[START]

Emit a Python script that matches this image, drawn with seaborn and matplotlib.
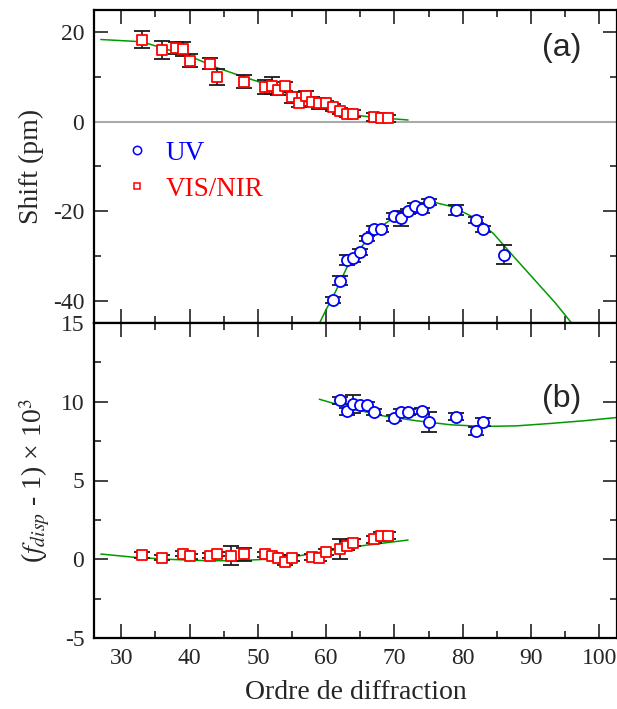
import numpy as np
import pandas as pd
import seaborn as sns
import matplotlib.pyplot as plt
from matplotlib.lines import Line2D
from matplotlib.ticker import MultipleLocator

# --- (a) shift, VIS/NIR orders
vis_order_a = [33, 36, 38, 39, 40, 43, 44, 48, 51, 52, 53, 54, 55, 56, 57, 58, 59, 60, 61, 62, 63, 64, 67, 68, 69]
vis_shift = [18.4, 16.1, 16.5, 16.3, 13.7, 13.0, 10.0, 9.0, 7.8, 8.1, 7.0, 7.9, 5.5, 4.2, 5.8, 4.5, 4.1, 4.1,
             3.2, 2.4, 1.8, 1.8, 1.0, 0.8, 0.8]
vis_shift_err = [1.85, 2.0, 1.4, 1.5, 1.5, 1.2, 1.8, 1.4, 1.6, 1.9, 0.9, 1.1, 1.2, 1.0, 1.1, 1.0, 1.3, 0.6,
                 0.7, 0.7, 0.8, 0.8, 0.9, 0.8, 0.8]
# --- (a) shift, UV orders
uv_order_a = [61, 62, 63, 64, 65, 66, 67, 68, 70, 71, 72, 73, 74, 75, 79, 82, 83, 86]
uv_shift = [-39.8, -35.5, -30.9, -30.5, -29.2, -26.1, -24.0, -24.0, -21.1, -21.6, -20.0, -18.8, -19.6,
            -17.9, -19.8, -22.0, -24.0, -29.7]
uv_shift_err = [0.7, 1.0, 1.2, 0.8, 0.7, 0.6, 0.7, 0.7, 0.7, 1.7, 0.6, 0.7, 0.8, 0.6, 1.1, 0.6, 0.6, 2.1]

# fitted curves (a)
fit_vis_x_a = [27, 33, 36, 40, 44, 48, 51, 55, 59, 63, 67, 72]
fit_vis_y_a = [18.4, 17.9, 16.5, 14.7, 12.1, 10.0, 8.5, 5.8, 3.2, 1.7, 1.0, 0.4]
fit_uv_x_a = [59, 60, 61.5, 63, 65, 67, 70, 73, 75.5, 78.5, 81.5, 84.5, 87.5, 90.5, 93.5, 96]
fit_uv_y_a = [-45.1, -42.0, -37.6, -32.7, -28.3, -24.6, -21.3, -18.7, -17.9, -19.0, -21.3, -25.0,
              -30.2, -35.3, -40.4, -45.1]

# --- (b) (f_disp - 1) x 1e3
vis_order_b = [33, 36, 39, 40, 43, 44, 46, 48, 51, 52, 53, 54, 55, 58, 59, 60, 62, 63, 64, 67, 68, 69]
vis_fdisp = [0.27, 0.10, 0.36, 0.19, 0.23, 0.33, 0.23, 0.31, 0.33, 0.23, 0.10, -0.17, 0.06, 0.14, 0.06,
             0.46, 0.65, 0.86, 1.06, 1.26, 1.47, 1.5]
vis_fdisp_err = [0.19, 0.15, 0.16, 0.16, 0.16, 0.15, 0.58, 0.4, 0.16, 0.16, 0.16, 0.2, 0.2, 0.2, 0.2,
                 0.2, 0.66, 0.28, 0.2, 0.22, 0.24, 0.2]
uv_order_b = [62, 63, 64, 65, 66, 67, 70, 71, 72, 74, 75, 79, 82, 83]
uv_fdisp = [10.09, 9.40, 9.84, 9.80, 9.80, 9.35, 8.94, 9.35, 9.35, 9.40, 8.72, 9.06, 8.12, 8.70]
uv_fdisp_err = [0.21, 0.21, 0.58, 0.17, 0.17, 0.16, 0.19, 0.19, 0.2, 0.2, 0.65, 0.25, 0.26, 0.26]

fit_vis_x_b = [27, 31.8, 36.7, 41.6, 46.4, 51.3, 56.2, 61.1, 66, 72]
fit_vis_y_b = [0.33, 0.13, 0.0, -0.08, -0.1, 0.0, 0.23, 0.59, 0.9, 1.22]
fit_uv_x_b = [59, 64, 68.4, 73.3, 78.2, 83, 87.9, 92.8, 97.7, 102.6]
fit_uv_y_b = [10.16, 9.53, 9.1, 8.79, 8.54, 8.43, 8.47, 8.62, 8.79, 9.0]

sns.set_theme(style="ticks")
plt.rcParams['font.family'] = ['Liberation Serif', 'DejaVu Serif']
plt.rcParams['mathtext.fontset'] = 'stix'
plt.rcParams['axes.unicode_minus'] = False

fig = plt.figure(figsize=(6.17, 7.09), dpi=100)
W, H = 617, 709
ax1 = fig.add_axes([94 / W, (H - 323) / H, 523 / W, 313 / H])
ax2 = fig.add_axes([94 / W, (H - 638) / H, 523 / W, 315 / H])

green = '#009a00'
ms_c, ms_s = 8, 7


def draw(ax, x, y, err, marker, color, ms):
    ax.errorbar(x, y, yerr=err, fmt='none', ecolor='#1a1a1a', elinewidth=1.2, capsize=6, capthick=1.3, zorder=2)
    df = pd.DataFrame({'x': x, 'y': y})
    sns.scatterplot(data=df, x='x', y='y', ax=ax, marker=marker, s=ms ** 2, facecolor='white',
                    edgecolor=color, linewidth=1.3, zorder=3, legend=False)


def curve(ax, x, y):
    df = pd.DataFrame({'x': x, 'y': y})
    sns.lineplot(data=df, x='x', y='y', ax=ax, color=green, lw=1.1, sort=False, estimator=None, zorder=1.5)


# panel (a)
ax1.axhline(0, color='#aaaaaa', lw=1.5, zorder=1)
curve(ax1, fit_vis_x_a, fit_vis_y_a)
curve(ax1, fit_uv_x_a, fit_uv_y_a)
draw(ax1, vis_order_a, vis_shift, vis_shift_err, 's', 'red', ms_s)
draw(ax1, uv_order_a, uv_shift, uv_shift_err, 'o', 'blue', ms_c)
ax1.set_ylim(-45, 25)
ax1.yaxis.set_major_locator(MultipleLocator(20))
ax1.yaxis.set_minor_locator(MultipleLocator(10))
ax1.set_ylabel('Shift (pm)', fontsize=20, labelpad=6)
ax1.text(0.895, 0.88, '(a)', transform=ax1.transAxes, fontsize=23, family='Liberation Sans',
         ha='center', va='center')

handles = [Line2D([], [], ls='none', marker='o', mfc='white', mec='blue', ms=6, mew=1.1),
           Line2D([], [], ls='none', marker='s', mfc='white', mec='red', ms=5, mew=1.1)]
ax1.legend(handles, ['UV', 'VIS/NIR'], loc='upper left', bbox_to_anchor=(0.005, 0.66), frameon=False,
           fontsize=19.5, labelcolor=['blue', 'red'], handletextpad=0.45, labelspacing=0.4, handlelength=1.2)

# panel (b)
curve(ax2, fit_vis_x_b, fit_vis_y_b)
curve(ax2, fit_uv_x_b, fit_uv_y_b)
draw(ax2, vis_order_b, vis_fdisp, vis_fdisp_err, 's', 'red', ms_s)
draw(ax2, uv_order_b, uv_fdisp, uv_fdisp_err, 'o', 'blue', ms_c)
ax2.set_ylim(-5, 15)
ax2.yaxis.set_major_locator(MultipleLocator(5))
ax2.yaxis.set_minor_locator(MultipleLocator(2.5))
ax2.set_ylabel(r'($f_{disp}$ - 1) × 10$^3$', fontsize=20, labelpad=6)
ax2.set_xlabel('Ordre de diffraction', fontsize=20, labelpad=8)
ax2.text(0.895, 0.76, '(b)', transform=ax2.transAxes, fontsize=23, family='Liberation Sans',
         ha='center', va='center')

for ax in (ax1, ax2):
    ax.set_xlim(26, 102.6)
    ax.xaxis.set_major_locator(MultipleLocator(10))
    ax.xaxis.set_minor_locator(MultipleLocator(5))
    ax.tick_params(which='both', direction='in', top=True, right=True, labelsize=17, color='#222222')
    ax.tick_params(which='major', length=10, width=1.2, pad=7)
    ax.tick_params(which='minor', length=5, width=1.2)
    for s in ax.spines.values():
        s.set_linewidth(1.6)
        s.set_color('black')
    if ax is ax1:
        ax.set_xlabel('')
        ax.tick_params(labelbottom=False)

fig.savefig('out.png', dpi=100)
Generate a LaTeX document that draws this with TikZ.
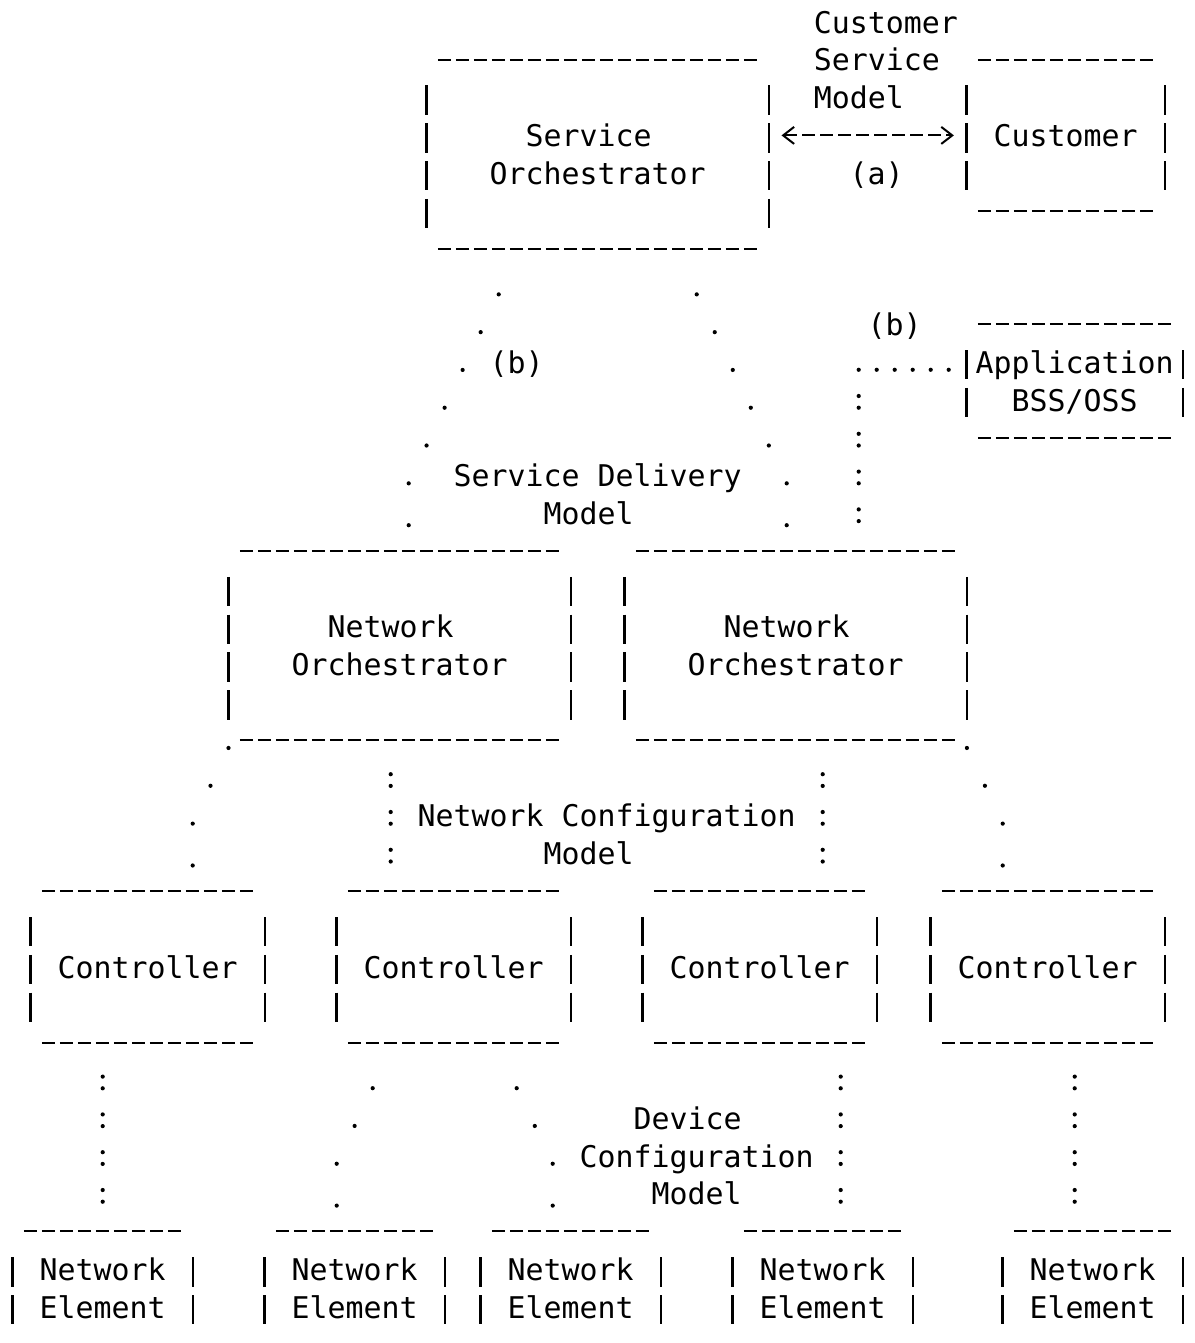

[END]

[Work to complete]: Leave out the pictures, then repeat the listing above exactly from its first line to the line with "0.6, 0.6, 2.1]", inclusive.

[Solution to this problem]:
Emit a Python script that matches this image, drawn with seaborn and matplotlib.
import numpy as np
import pandas as pd
import seaborn as sns
import matplotlib.pyplot as plt
from matplotlib.lines import Line2D
from matplotlib.ticker import MultipleLocator

# --- (a) shift, VIS/NIR orders
vis_order_a = [33, 36, 38, 39, 40, 43, 44, 48, 51, 52, 53, 54, 55, 56, 57, 58, 59, 60, 61, 62, 63, 64, 67, 68, 69]
vis_shift = [18.4, 16.1, 16.5, 16.3, 13.7, 13.0, 10.0, 9.0, 7.8, 8.1, 7.0, 7.9, 5.5, 4.2, 5.8, 4.5, 4.1, 4.1,
             3.2, 2.4, 1.8, 1.8, 1.0, 0.8, 0.8]
vis_shift_err = [1.85, 2.0, 1.4, 1.5, 1.5, 1.2, 1.8, 1.4, 1.6, 1.9, 0.9, 1.1, 1.2, 1.0, 1.1, 1.0, 1.3, 0.6,
                 0.7, 0.7, 0.8, 0.8, 0.9, 0.8, 0.8]
# --- (a) shift, UV orders
uv_order_a = [61, 62, 63, 64, 65, 66, 67, 68, 70, 71, 72, 73, 74, 75, 79, 82, 83, 86]
uv_shift = [-39.8, -35.5, -30.9, -30.5, -29.2, -26.1, -24.0, -24.0, -21.1, -21.6, -20.0, -18.8, -19.6,
            -17.9, -19.8, -22.0, -24.0, -29.7]
uv_shift_err = [0.7, 1.0, 1.2, 0.8, 0.7, 0.6, 0.7, 0.7, 0.7, 1.7, 0.6, 0.7, 0.8, 0.6, 1.1, 0.6, 0.6, 2.1]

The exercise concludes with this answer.